Last night I performed a private concert in my house with an entrance charge. You did not attend. Were you "stealing from creators"?
If you walk past a busker on the street without dropping a coin in the hat, are you "stealing from creators"?
In the former hypothetical, this is clearly absurd. You didn't ask for the concert, you didn't even attend, so of course you were not obliged to pay for it.
This would be like Netflix telling you you are "stealing from creators" by not watching their shows.
In the latter hypothetical, you did not ask for the performance but you heard it nonetheless. You may have even enjoyed it. The busker has costs that you did not meet like food, clothes and equipment costs. How could you not support that?
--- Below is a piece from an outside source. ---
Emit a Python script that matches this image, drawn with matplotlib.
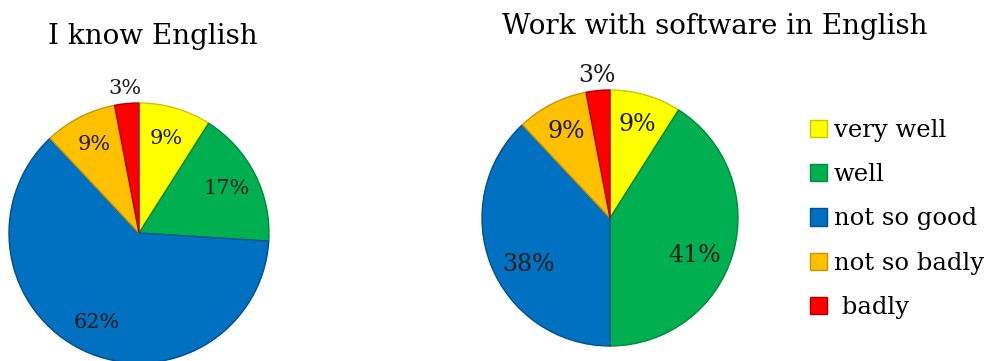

If Netflix follows the "private concert" model, YouTube very clearly follows the busker model. If it wasn't in public, most of these creators would be like me playing the concert in my home: nobody would attend. They need to be in public.
You can't be in public and force the public to pay.
Download bandwidth can be paid for by re-sharing content with peers via upload bandwidth. It works for millions of people torrenting content right now.
Once you remove ads and the ability to track and target people, peer to peer works. Add anonymous microtransactions to creators and you end up with LBRY.
Do you have a better idea? The service isn't worth paying for and they'll STILL spy on you and serve ads, after taking your money.
Ads do nothing but waste the viewer's time and piss them off. Sponsorships are fine, but what moral or ethical right does ANY business have to force any terms on visitors?
Sure, use whatever technical means you want to control your site, but it's not a moral failing of others that a business can't put together a healthy and mutually beneficial business model.
It turns out modern tech businesses are just shit. I wouldn't buy basically anything on offer in this market due to the total obliteration of trust in the market.
You literally cannot trust a Western or US tech company to not try dragging a net over everything you do to gleam some psych data to manipulate.
The best way to get my money is offering a solid product to me that you cannot take away after the fact with cheap parlor tricks like DRM.
People click on the video for actual content and will always try to remove other stuff.
It's not shocking, it's not surprising, it's pretty rational to do that if you think about it for 2 seconds. This is a solved topic, I really don't understand why people keep bringing this up.
If you are mad about people skipping your boring sponsorship segments — paywall your stuff already or stop complaining. Or better yet, find non-intrusive ways to monetize your content instead of relying on same old methods that became unsustainable years ago.
The fact that you find this noteworthy shows how deeply ingrained capitalism is in your thought process. You are unable to think anything outside of it is possible.
There are zero payment methods available for those of us who opt out of surveillance capitalism, and we refuse to be excluded from culture either, so we consume content for free and without ads until alternatives emerge.